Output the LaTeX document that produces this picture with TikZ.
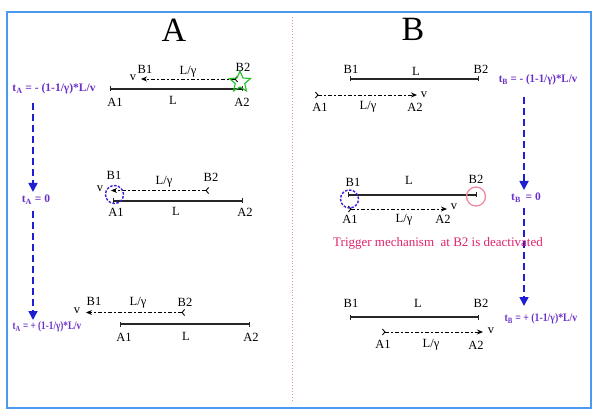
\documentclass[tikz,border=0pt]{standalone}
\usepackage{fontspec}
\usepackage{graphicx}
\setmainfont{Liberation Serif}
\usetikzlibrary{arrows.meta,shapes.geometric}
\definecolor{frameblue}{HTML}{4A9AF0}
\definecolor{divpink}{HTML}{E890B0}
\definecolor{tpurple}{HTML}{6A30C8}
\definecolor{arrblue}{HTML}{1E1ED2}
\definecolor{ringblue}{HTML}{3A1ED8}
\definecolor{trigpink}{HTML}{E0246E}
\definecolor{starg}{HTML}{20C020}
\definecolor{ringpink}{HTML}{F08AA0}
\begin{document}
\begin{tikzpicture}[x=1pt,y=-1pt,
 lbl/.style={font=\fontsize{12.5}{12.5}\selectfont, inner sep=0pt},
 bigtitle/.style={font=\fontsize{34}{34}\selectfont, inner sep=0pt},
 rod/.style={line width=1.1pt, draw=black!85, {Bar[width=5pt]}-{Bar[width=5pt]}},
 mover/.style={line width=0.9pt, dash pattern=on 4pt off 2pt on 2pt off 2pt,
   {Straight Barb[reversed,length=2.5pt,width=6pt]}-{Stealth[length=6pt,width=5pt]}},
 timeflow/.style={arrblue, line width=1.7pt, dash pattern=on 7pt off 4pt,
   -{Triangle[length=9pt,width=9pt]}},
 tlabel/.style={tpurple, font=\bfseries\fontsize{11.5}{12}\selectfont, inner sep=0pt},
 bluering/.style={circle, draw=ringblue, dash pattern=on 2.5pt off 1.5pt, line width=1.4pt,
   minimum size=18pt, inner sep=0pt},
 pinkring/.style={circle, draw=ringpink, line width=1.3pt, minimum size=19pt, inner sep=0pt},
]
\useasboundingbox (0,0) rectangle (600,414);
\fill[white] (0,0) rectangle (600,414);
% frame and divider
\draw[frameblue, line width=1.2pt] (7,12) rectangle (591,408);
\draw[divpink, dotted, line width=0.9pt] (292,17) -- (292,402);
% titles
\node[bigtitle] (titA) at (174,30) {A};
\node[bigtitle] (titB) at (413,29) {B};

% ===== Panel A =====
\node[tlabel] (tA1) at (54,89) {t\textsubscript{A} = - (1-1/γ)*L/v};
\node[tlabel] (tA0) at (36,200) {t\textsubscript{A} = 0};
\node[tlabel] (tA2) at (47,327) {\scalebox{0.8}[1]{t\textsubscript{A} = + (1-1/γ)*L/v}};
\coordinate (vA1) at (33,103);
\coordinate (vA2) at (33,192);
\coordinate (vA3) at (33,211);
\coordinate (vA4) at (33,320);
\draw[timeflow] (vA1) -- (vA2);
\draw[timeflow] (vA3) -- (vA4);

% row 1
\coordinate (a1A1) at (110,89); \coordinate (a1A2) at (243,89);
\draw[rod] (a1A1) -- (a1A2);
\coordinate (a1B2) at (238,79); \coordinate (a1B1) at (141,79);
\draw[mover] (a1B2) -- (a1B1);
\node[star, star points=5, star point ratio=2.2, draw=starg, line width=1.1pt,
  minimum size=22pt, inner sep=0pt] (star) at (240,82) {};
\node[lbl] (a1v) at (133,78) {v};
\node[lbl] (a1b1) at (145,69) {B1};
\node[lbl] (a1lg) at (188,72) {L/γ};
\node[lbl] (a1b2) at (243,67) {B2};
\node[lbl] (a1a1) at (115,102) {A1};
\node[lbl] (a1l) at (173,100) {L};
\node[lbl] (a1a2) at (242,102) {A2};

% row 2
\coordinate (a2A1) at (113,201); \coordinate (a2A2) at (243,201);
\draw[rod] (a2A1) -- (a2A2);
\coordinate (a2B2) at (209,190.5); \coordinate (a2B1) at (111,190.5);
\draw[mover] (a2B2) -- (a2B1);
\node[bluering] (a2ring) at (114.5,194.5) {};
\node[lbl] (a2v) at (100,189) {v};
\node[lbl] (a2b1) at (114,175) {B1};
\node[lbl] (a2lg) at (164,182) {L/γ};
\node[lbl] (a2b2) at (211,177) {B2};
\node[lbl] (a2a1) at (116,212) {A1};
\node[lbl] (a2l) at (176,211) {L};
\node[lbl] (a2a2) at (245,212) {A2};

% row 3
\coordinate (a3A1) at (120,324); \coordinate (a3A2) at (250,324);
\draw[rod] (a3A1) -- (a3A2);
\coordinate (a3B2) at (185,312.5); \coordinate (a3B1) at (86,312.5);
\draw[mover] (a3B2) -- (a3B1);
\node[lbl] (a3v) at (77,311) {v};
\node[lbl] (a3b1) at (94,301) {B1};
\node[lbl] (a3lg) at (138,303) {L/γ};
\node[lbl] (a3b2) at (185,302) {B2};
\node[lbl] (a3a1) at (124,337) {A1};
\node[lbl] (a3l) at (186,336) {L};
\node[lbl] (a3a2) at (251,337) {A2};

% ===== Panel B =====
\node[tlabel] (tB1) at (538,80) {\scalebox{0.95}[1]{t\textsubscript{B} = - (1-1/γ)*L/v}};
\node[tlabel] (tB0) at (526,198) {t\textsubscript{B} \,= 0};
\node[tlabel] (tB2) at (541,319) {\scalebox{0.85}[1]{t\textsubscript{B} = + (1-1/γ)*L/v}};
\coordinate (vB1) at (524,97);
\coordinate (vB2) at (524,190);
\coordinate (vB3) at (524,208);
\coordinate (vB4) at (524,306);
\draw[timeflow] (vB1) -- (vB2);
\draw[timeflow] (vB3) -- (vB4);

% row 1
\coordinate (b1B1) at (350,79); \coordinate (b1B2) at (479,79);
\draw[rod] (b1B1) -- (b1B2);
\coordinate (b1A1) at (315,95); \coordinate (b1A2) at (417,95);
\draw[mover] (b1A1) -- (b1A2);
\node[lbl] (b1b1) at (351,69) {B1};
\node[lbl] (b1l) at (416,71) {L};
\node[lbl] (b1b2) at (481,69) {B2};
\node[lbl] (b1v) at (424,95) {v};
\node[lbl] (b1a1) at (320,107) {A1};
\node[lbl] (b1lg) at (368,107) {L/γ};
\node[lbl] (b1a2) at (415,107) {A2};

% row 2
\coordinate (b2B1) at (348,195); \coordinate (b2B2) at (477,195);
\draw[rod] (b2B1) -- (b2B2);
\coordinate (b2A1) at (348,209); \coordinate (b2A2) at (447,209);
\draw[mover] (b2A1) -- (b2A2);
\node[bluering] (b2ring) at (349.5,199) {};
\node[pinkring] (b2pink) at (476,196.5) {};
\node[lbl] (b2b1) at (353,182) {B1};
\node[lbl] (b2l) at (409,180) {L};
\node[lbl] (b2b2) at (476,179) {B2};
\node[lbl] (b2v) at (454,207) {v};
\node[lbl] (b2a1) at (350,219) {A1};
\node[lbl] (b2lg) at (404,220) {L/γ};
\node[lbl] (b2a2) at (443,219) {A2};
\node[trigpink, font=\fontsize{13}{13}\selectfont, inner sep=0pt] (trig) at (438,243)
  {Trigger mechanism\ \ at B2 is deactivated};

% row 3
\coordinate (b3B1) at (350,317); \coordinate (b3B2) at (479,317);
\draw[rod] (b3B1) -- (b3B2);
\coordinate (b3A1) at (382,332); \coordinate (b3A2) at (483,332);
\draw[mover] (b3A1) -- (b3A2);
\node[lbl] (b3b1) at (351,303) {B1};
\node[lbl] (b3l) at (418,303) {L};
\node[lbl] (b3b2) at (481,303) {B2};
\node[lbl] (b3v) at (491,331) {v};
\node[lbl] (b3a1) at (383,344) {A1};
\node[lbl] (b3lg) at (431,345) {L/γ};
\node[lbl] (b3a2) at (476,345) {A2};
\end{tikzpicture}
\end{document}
***
What the task requires:
Repeat the material above in full and exactly, omitting the pictures.

Correct response:
Output the LaTeX document that produces this picture with TikZ.
\documentclass[tikz,border=0pt]{standalone}
\usepackage{fontspec}
\usepackage{graphicx}
\setmainfont{Liberation Serif}
\usetikzlibrary{arrows.meta,shapes.geometric}
\definecolor{frameblue}{HTML}{4A9AF0}
\definecolor{divpink}{HTML}{E890B0}
\definecolor{tpurple}{HTML}{6A30C8}
\definecolor{arrblue}{HTML}{1E1ED2}
\definecolor{ringblue}{HTML}{3A1ED8}
\definecolor{trigpink}{HTML}{E0246E}
\definecolor{starg}{HTML}{20C020}
\definecolor{ringpink}{HTML}{F08AA0}
\begin{document}
\begin{tikzpicture}[x=1pt,y=-1pt,
 lbl/.style={font=\fontsize{12.5}{12.5}\selectfont, inner sep=0pt},
 bigtitle/.style={font=\fontsize{34}{34}\selectfont, inner sep=0pt},
 rod/.style={line width=1.1pt, draw=black!85, {Bar[width=5pt]}-{Bar[width=5pt]}},
 mover/.style={line width=0.9pt, dash pattern=on 4pt off 2pt on 2pt off 2pt,
   {Straight Barb[reversed,length=2.5pt,width=6pt]}-{Stealth[length=6pt,width=5pt]}},
 timeflow/.style={arrblue, line width=1.7pt, dash pattern=on 7pt off 4pt,
   -{Triangle[length=9pt,width=9pt]}},
 tlabel/.style={tpurple, font=\bfseries\fontsize{11.5}{12}\selectfont, inner sep=0pt},
 bluering/.style={circle, draw=ringblue, dash pattern=on 2.5pt off 1.5pt, line width=1.4pt,
   minimum size=18pt, inner sep=0pt},
 pinkring/.style={circle, draw=ringpink, line width=1.3pt, minimum size=19pt, inner sep=0pt},
]
\useasboundingbox (0,0) rectangle (600,414);
\fill[white] (0,0) rectangle (600,414);
% frame and divider
\draw[frameblue, line width=1.2pt] (7,12) rectangle (591,408);
\draw[divpink, dotted, line width=0.9pt] (292,17) -- (292,402);
% titles
\node[bigtitle] (titA) at (174,30) {A};
\node[bigtitle] (titB) at (413,29) {B};

% ===== Panel A =====
\node[tlabel] (tA1) at (54,89) {t\textsubscript{A} = - (1-1/γ)*L/v};
\node[tlabel] (tA0) at (36,200) {t\textsubscript{A} = 0};
\node[tlabel] (tA2) at (47,327) {\scalebox{0.8}[1]{t\textsubscript{A} = + (1-1/γ)*L/v}};
\coordinate (vA1) at (33,103);
\coordinate (vA2) at (33,192);
\coordinate (vA3) at (33,211);
\coordinate (vA4) at (33,320);
\draw[timeflow] (vA1) -- (vA2);
\draw[timeflow] (vA3) -- (vA4);

% row 1
\coordinate (a1A1) at (110,89); \coordinate (a1A2) at (243,89);
\draw[rod] (a1A1) -- (a1A2);
\coordinate (a1B2) at (238,79); \coordinate (a1B1) at (141,79);
\draw[mover] (a1B2) -- (a1B1);
\node[star, star points=5, star point ratio=2.2, draw=starg, line width=1.1pt,
  minimum size=22pt, inner sep=0pt] (star) at (240,82) {};
\node[lbl] (a1v) at (133,78) {v};
\node[lbl] (a1b1) at (145,69) {B1};
\node[lbl] (a1lg) at (188,72) {L/γ};
\node[lbl] (a1b2) at (243,67) {B2};
\node[lbl] (a1a1) at (115,102) {A1};
\node[lbl] (a1l) at (173,100) {L};
\node[lbl] (a1a2) at (242,102) {A2};

% row 2
\coordinate (a2A1) at (113,201); \coordinate (a2A2) at (243,201);
\draw[rod] (a2A1) -- (a2A2);
\coordinate (a2B2) at (209,190.5); \coordinate (a2B1) at (111,190.5);
\draw[mover] (a2B2) -- (a2B1);
\node[bluering] (a2ring) at (114.5,194.5) {};
\node[lbl] (a2v) at (100,189) {v};
\node[lbl] (a2b1) at (114,175) {B1};
\node[lbl] (a2lg) at (164,182) {L/γ};
\node[lbl] (a2b2) at (211,177) {B2};
\node[lbl] (a2a1) at (116,212) {A1};
\node[lbl] (a2l) at (176,211) {L};
\node[lbl] (a2a2) at (245,212) {A2};

% row 3
\coordinate (a3A1) at (120,324); \coordinate (a3A2) at (250,324);
\draw[rod] (a3A1) -- (a3A2);
\coordinate (a3B2) at (185,312.5); \coordinate (a3B1) at (86,312.5);
\draw[mover] (a3B2) -- (a3B1);
\node[lbl] (a3v) at (77,311) {v};
\node[lbl] (a3b1) at (94,301) {B1};
\node[lbl] (a3lg) at (138,303) {L/γ};
\node[lbl] (a3b2) at (185,302) {B2};
\node[lbl] (a3a1) at (124,337) {A1};
\node[lbl] (a3l) at (186,336) {L};
\node[lbl] (a3a2) at (251,337) {A2};

% ===== Panel B =====
\node[tlabel] (tB1) at (538,80) {\scalebox{0.95}[1]{t\textsubscript{B} = - (1-1/γ)*L/v}};
\node[tlabel] (tB0) at (526,198) {t\textsubscript{B} \,= 0};
\node[tlabel] (tB2) at (541,319) {\scalebox{0.85}[1]{t\textsubscript{B} = + (1-1/γ)*L/v}};
\coordinate (vB1) at (524,97);
\coordinate (vB2) at (524,190);
\coordinate (vB3) at (524,208);
\coordinate (vB4) at (524,306);
\draw[timeflow] (vB1) -- (vB2);
\draw[timeflow] (vB3) -- (vB4);

% row 1
\coordinate (b1B1) at (350,79); \coordinate (b1B2) at (479,79);
\draw[rod] (b1B1) -- (b1B2);
\coordinate (b1A1) at (315,95); \coordinate (b1A2) at (417,95);
\draw[mover] (b1A1) -- (b1A2);
\node[lbl] (b1b1) at (351,69) {B1};
\node[lbl] (b1l) at (416,71) {L};
\node[lbl] (b1b2) at (481,69) {B2};
\node[lbl] (b1v) at (424,95) {v};
\node[lbl] (b1a1) at (320,107) {A1};
\node[lbl] (b1lg) at (368,107) {L/γ};
\node[lbl] (b1a2) at (415,107) {A2};

% row 2
\coordinate (b2B1) at (348,195); \coordinate (b2B2) at (477,195);
\draw[rod] (b2B1) -- (b2B2);
\coordinate (b2A1) at (348,209); \coordinate (b2A2) at (447,209);
\draw[mover] (b2A1) -- (b2A2);
\node[bluering] (b2ring) at (349.5,199) {};
\node[pinkring] (b2pink) at (476,196.5) {};
\node[lbl] (b2b1) at (353,182) {B1};
\node[lbl] (b2l) at (409,180) {L};
\node[lbl] (b2b2) at (476,179) {B2};
\node[lbl] (b2v) at (454,207) {v};
\node[lbl] (b2a1) at (350,219) {A1};
\node[lbl] (b2lg) at (404,220) {L/γ};
\node[lbl] (b2a2) at (443,219) {A2};
\node[trigpink, font=\fontsize{13}{13}\selectfont, inner sep=0pt] (trig) at (438,243)
  {Trigger mechanism\ \ at B2 is deactivated};

% row 3
\coordinate (b3B1) at (350,317); \coordinate (b3B2) at (479,317);
\draw[rod] (b3B1) -- (b3B2);
\coordinate (b3A1) at (382,332); \coordinate (b3A2) at (483,332);
\draw[mover] (b3A1) -- (b3A2);
\node[lbl] (b3b1) at (351,303) {B1};
\node[lbl] (b3l) at (418,303) {L};
\node[lbl] (b3b2) at (481,303) {B2};
\node[lbl] (b3v) at (491,331) {v};
\node[lbl] (b3a1) at (383,344) {A1};
\node[lbl] (b3lg) at (431,345) {L/γ};
\node[lbl] (b3a2) at (476,345) {A2};
\end{tikzpicture}
\end{document}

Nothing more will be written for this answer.